-- COLLECTED MATERIAL --
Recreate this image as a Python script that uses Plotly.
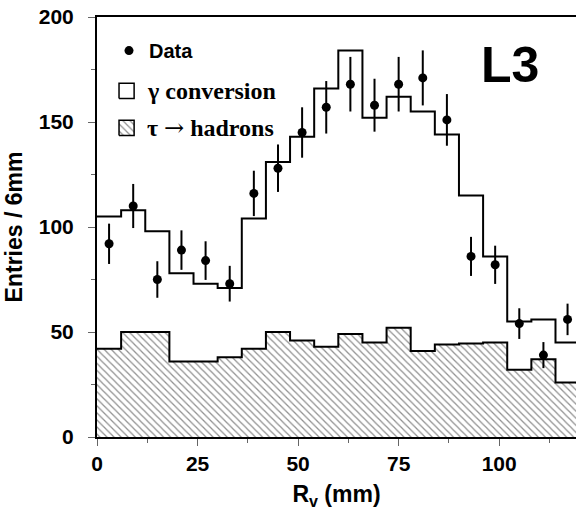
import plotly.graph_objects as go

# ---- data ----
bin_edges = [0, 6, 12, 18, 24, 30, 36, 42, 48, 54, 60, 66, 72, 78, 84, 90, 96, 102, 108, 114, 120]
bin_centers = [3, 9, 15, 21, 27, 33, 39, 45, 51, 57, 63, 69, 75, 81, 87, 93, 99, 105, 111, 117]
data_counts = [92, 110, 75, 89, 84, 73, 116, 128, 145, 157, 168, 158, 168, 171, 151, 86, 82, 54, 39, 56]
data_errors = [9.6, 10.5, 8.7, 9.4, 9.2, 8.5, 10.8, 11.3, 12.0, 12.5, 13.0, 12.6, 13.0, 13.1, 12.3, 9.3, 9.1, 7.3, 6.2, 7.5]
total_mc = [105, 108, 98, 78, 73, 71, 104, 131, 143, 166, 184, 152, 162, 155, 144, 115, 86, 55, 56, 45]
tau_hadrons = [42, 50, 50, 36, 36, 38, 42, 50, 46, 43, 49, 45, 52, 41, 44, 44.5, 45, 32, 37, 26]

y_ticks = [0, 50, 100, 150, 200]
x_ticks = [0, 25, 50, 75, 100]

SANS = "Liberation Sans, Arial, Helvetica, sans-serif"
SERIF = "Liberation Serif, Times New Roman, serif"
HATCH = dict(shape="\\", size=5, solidity=0.25, fgcolor="#222", bgcolor="white")

fig = go.Figure()

# tau -> hadrons hatched histogram
fig.add_trace(go.Scatter(
    x=bin_edges, y=tau_hadrons + [tau_hadrons[-1]],
    mode="lines", line=dict(shape="hv", color="black", width=2),
    fill="tozeroy", fillcolor="white", fillpattern=HATCH,
    showlegend=False, hoverinfo="skip"))

# total (gamma conversion + tau) histogram
fig.add_trace(go.Scatter(
    x=bin_edges, y=total_mc + [total_mc[-1]],
    mode="lines", line=dict(shape="hv", color="black", width=2),
    showlegend=False, hoverinfo="skip"))

# data points
fig.add_trace(go.Scatter(
    x=bin_centers, y=data_counts, mode="markers",
    marker=dict(color="black", size=9),
    error_y=dict(type="data", array=data_errors, color="black", thickness=2, width=0),
    showlegend=False))

# ---- custom legend on an overlay unit axis ----
fig.add_trace(go.Scatter(x=[0.0668], y=[0.920], mode="markers",
                         marker=dict(color="black", size=9),
                         xaxis="x2", yaxis="y2", showlegend=False, hoverinfo="skip"))
fig.add_trace(go.Scatter(x=[0.046, 0.0775, 0.0775, 0.046, 0.046],
                         y=[0.806, 0.806, 0.842, 0.842, 0.806],
                         mode="lines", line=dict(color="black", width=1.5),
                         xaxis="x2", yaxis="y2", showlegend=False, hoverinfo="skip"))
fig.add_trace(go.Scatter(x=[0.046, 0.0775, 0.0775, 0.046, 0.046],
                         y=[0.718, 0.718, 0.754, 0.754, 0.718],
                         mode="lines", line=dict(color="black", width=1.5),
                         fill="toself", fillcolor="white", fillpattern=HATCH,
                         xaxis="x2", yaxis="y2", showlegend=False, hoverinfo="skip"))

annotations = [
    dict(x=0.104, y=0.920, text="Data", font=dict(family=SANS, size=20, color="black", weight=700)),
    dict(x=0.100, y=0.824, text="γ conversion", font=dict(family=SERIF, size=24, color="black", weight=700)),
    dict(x=0.100, y=0.736,
         text="τ <span style=\"font-family:'DejaVu Serif';font-weight:normal\">→</span> hadrons",
         font=dict(family=SERIF, size=24, color="black", weight=700)),
]
for a in annotations:
    a.update(xref="paper", yref="paper", xanchor="left", yanchor="middle", showarrow=False)
annotations.append(dict(x=0.862, y=0.886, xref="paper", yref="paper", text="L3", showarrow=False,
                        xanchor="center", yanchor="middle",
                        font=dict(family=SANS, size=50, color="black", weight=700)))

fig.update_layout(
    width=576, height=512,
    margin=dict(l=97, r=0, t=17, b=75),
    paper_bgcolor="white", plot_bgcolor="white",
    annotations=annotations,
    xaxis=dict(
        range=[0, 119.1], tickvals=x_ticks, ticktext=[str(v) for v in x_ticks],
        ticks="outside", ticklen=7, tickwidth=1, tickcolor="#666",
        minor=dict(dtick=12.5, tick0=0, ticks="outside", ticklen=4, tickcolor="#666", tickwidth=1),
        showline=True, linecolor="black", linewidth=2, mirror=True,
        showgrid=False, zeroline=False,
        tickfont=dict(family=SANS, size=21, color="black", weight=700),
        title=dict(text="R<sub>v</sub> (mm)", standoff=12,
                   font=dict(family=SANS, size=23, color="black", weight=700)),
    ),
    yaxis=dict(
        range=[0, 200], tickvals=y_ticks, ticktext=[str(v) for v in y_ticks],
        ticks="outside", ticklen=7, tickwidth=1, tickcolor="#666",
        minor=dict(dtick=25, tick0=0, ticks="outside", ticklen=4, tickcolor="#666", tickwidth=1),
        showline=True, linecolor="black", linewidth=2, mirror=False,
        showgrid=False, zeroline=False, ticklabelstandoff=10,
        tickfont=dict(family=SANS, size=21, color="black", weight=700),
        title=dict(text="Entries / 6mm", standoff=10,
                   font=dict(family=SANS, size=23, color="black", weight=700)),
    ),
    xaxis2=dict(overlaying="x", range=[0, 1], visible=False, anchor="y2"),
    yaxis2=dict(overlaying="y", range=[0, 1], visible=False, anchor="x2"),
)

fig.write_html("out.html")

-- AIM OF THE TASK --
Transcribe the opening line of the listing above, please, and every line after it through the line with "import plotly.graph_objects as go", word for word, without pictures.

-- RIGHT ANSWER --
Recreate this image as a Python script that uses Plotly.
import plotly.graph_objects as go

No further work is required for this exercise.